**PROMPT:** Retype the data that follows line by line, exactly, and leave its pictures out.

########

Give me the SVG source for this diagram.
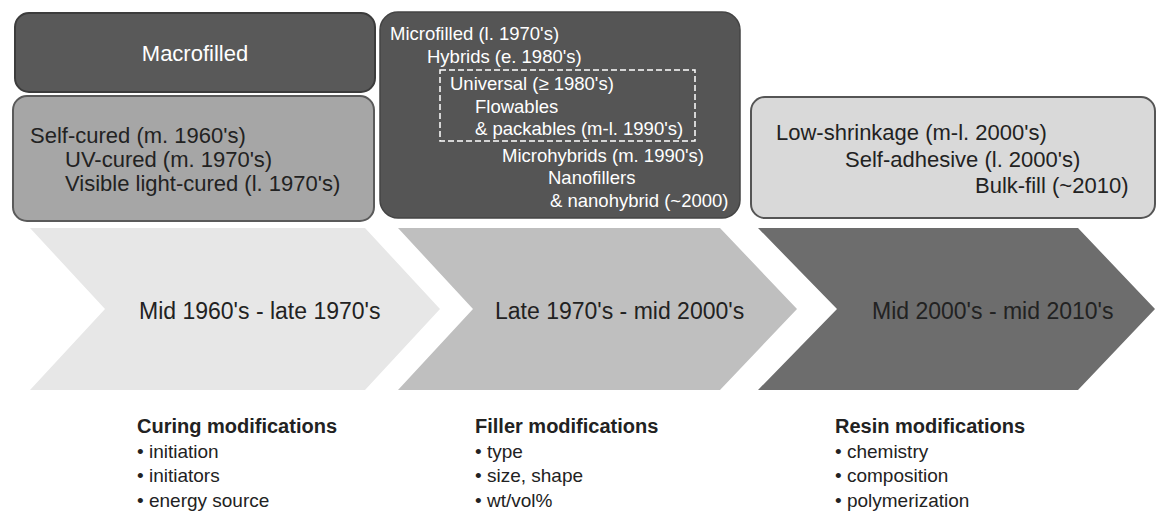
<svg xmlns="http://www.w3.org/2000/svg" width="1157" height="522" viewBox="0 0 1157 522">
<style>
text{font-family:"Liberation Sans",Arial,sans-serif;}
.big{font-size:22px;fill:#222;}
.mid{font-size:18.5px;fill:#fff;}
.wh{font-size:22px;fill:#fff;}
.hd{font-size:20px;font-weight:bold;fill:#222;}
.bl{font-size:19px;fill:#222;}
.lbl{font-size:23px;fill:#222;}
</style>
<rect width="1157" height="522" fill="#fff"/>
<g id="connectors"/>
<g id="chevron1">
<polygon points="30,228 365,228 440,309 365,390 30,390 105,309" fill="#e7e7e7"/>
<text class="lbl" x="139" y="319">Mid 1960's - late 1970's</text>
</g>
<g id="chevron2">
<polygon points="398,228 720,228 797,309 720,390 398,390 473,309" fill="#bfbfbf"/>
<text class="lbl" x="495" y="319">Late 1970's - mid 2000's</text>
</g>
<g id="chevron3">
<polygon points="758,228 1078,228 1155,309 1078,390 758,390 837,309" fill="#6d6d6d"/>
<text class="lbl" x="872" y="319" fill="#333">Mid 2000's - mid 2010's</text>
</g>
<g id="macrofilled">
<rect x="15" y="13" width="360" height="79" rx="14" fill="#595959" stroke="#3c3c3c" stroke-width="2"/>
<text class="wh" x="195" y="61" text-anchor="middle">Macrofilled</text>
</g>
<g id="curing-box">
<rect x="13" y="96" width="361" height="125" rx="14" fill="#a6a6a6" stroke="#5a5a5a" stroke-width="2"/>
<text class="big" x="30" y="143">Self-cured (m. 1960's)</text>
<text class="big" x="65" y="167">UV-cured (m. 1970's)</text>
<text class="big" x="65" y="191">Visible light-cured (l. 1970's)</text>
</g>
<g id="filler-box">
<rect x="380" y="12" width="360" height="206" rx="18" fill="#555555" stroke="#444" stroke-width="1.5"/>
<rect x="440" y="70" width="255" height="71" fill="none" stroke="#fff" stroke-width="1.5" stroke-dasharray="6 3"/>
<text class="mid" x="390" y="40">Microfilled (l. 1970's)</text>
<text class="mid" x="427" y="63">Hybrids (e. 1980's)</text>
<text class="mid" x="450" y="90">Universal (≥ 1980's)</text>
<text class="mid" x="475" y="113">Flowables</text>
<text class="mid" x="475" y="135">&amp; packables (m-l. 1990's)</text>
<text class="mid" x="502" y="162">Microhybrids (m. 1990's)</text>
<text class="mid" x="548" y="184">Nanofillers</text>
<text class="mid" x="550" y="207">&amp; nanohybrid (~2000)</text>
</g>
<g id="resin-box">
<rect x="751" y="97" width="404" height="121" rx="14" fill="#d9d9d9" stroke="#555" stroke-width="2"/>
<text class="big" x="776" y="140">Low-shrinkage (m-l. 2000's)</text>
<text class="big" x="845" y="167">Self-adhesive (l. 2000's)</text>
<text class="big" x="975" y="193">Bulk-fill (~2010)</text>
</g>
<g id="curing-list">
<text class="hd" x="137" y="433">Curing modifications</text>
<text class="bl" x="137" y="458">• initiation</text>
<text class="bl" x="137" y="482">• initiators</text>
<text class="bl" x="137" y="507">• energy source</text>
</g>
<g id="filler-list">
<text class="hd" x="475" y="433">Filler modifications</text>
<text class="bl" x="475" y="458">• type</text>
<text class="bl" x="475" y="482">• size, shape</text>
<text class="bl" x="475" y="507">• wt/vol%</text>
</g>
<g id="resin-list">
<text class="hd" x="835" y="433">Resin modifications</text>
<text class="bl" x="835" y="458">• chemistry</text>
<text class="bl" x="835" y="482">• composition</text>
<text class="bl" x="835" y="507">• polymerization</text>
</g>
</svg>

########

**FULL SOLUTION:**
Give me the SVG source for this diagram.
<svg xmlns="http://www.w3.org/2000/svg" width="1157" height="522" viewBox="0 0 1157 522">
<style>
text{font-family:"Liberation Sans",Arial,sans-serif;}
.big{font-size:22px;fill:#222;}
.mid{font-size:18.5px;fill:#fff;}
.wh{font-size:22px;fill:#fff;}
.hd{font-size:20px;font-weight:bold;fill:#222;}
.bl{font-size:19px;fill:#222;}
.lbl{font-size:23px;fill:#222;}
</style>
<rect width="1157" height="522" fill="#fff"/>
<g id="connectors"/>
<g id="chevron1">
<polygon points="30,228 365,228 440,309 365,390 30,390 105,309" fill="#e7e7e7"/>
<text class="lbl" x="139" y="319">Mid 1960's - late 1970's</text>
</g>
<g id="chevron2">
<polygon points="398,228 720,228 797,309 720,390 398,390 473,309" fill="#bfbfbf"/>
<text class="lbl" x="495" y="319">Late 1970's - mid 2000's</text>
</g>
<g id="chevron3">
<polygon points="758,228 1078,228 1155,309 1078,390 758,390 837,309" fill="#6d6d6d"/>
<text class="lbl" x="872" y="319" fill="#333">Mid 2000's - mid 2010's</text>
</g>
<g id="macrofilled">
<rect x="15" y="13" width="360" height="79" rx="14" fill="#595959" stroke="#3c3c3c" stroke-width="2"/>
<text class="wh" x="195" y="61" text-anchor="middle">Macrofilled</text>
</g>
<g id="curing-box">
<rect x="13" y="96" width="361" height="125" rx="14" fill="#a6a6a6" stroke="#5a5a5a" stroke-width="2"/>
<text class="big" x="30" y="143">Self-cured (m. 1960's)</text>
<text class="big" x="65" y="167">UV-cured (m. 1970's)</text>
<text class="big" x="65" y="191">Visible light-cured (l. 1970's)</text>
</g>
<g id="filler-box">
<rect x="380" y="12" width="360" height="206" rx="18" fill="#555555" stroke="#444" stroke-width="1.5"/>
<rect x="440" y="70" width="255" height="71" fill="none" stroke="#fff" stroke-width="1.5" stroke-dasharray="6 3"/>
<text class="mid" x="390" y="40">Microfilled (l. 1970's)</text>
<text class="mid" x="427" y="63">Hybrids (e. 1980's)</text>
<text class="mid" x="450" y="90">Universal (≥ 1980's)</text>
<text class="mid" x="475" y="113">Flowables</text>
<text class="mid" x="475" y="135">&amp; packables (m-l. 1990's)</text>
<text class="mid" x="502" y="162">Microhybrids (m. 1990's)</text>
<text class="mid" x="548" y="184">Nanofillers</text>
<text class="mid" x="550" y="207">&amp; nanohybrid (~2000)</text>
</g>
<g id="resin-box">
<rect x="751" y="97" width="404" height="121" rx="14" fill="#d9d9d9" stroke="#555" stroke-width="2"/>
<text class="big" x="776" y="140">Low-shrinkage (m-l. 2000's)</text>
<text class="big" x="845" y="167">Self-adhesive (l. 2000's)</text>
<text class="big" x="975" y="193">Bulk-fill (~2010)</text>
</g>
<g id="curing-list">
<text class="hd" x="137" y="433">Curing modifications</text>
<text class="bl" x="137" y="458">• initiation</text>
<text class="bl" x="137" y="482">• initiators</text>
<text class="bl" x="137" y="507">• energy source</text>
</g>
<g id="filler-list">
<text class="hd" x="475" y="433">Filler modifications</text>
<text class="bl" x="475" y="458">• type</text>
<text class="bl" x="475" y="482">• size, shape</text>
<text class="bl" x="475" y="507">• wt/vol%</text>
</g>
<g id="resin-list">
<text class="hd" x="835" y="433">Resin modifications</text>
<text class="bl" x="835" y="458">• chemistry</text>
<text class="bl" x="835" y="482">• composition</text>
<text class="bl" x="835" y="507">• polymerization</text>
</g>
</svg>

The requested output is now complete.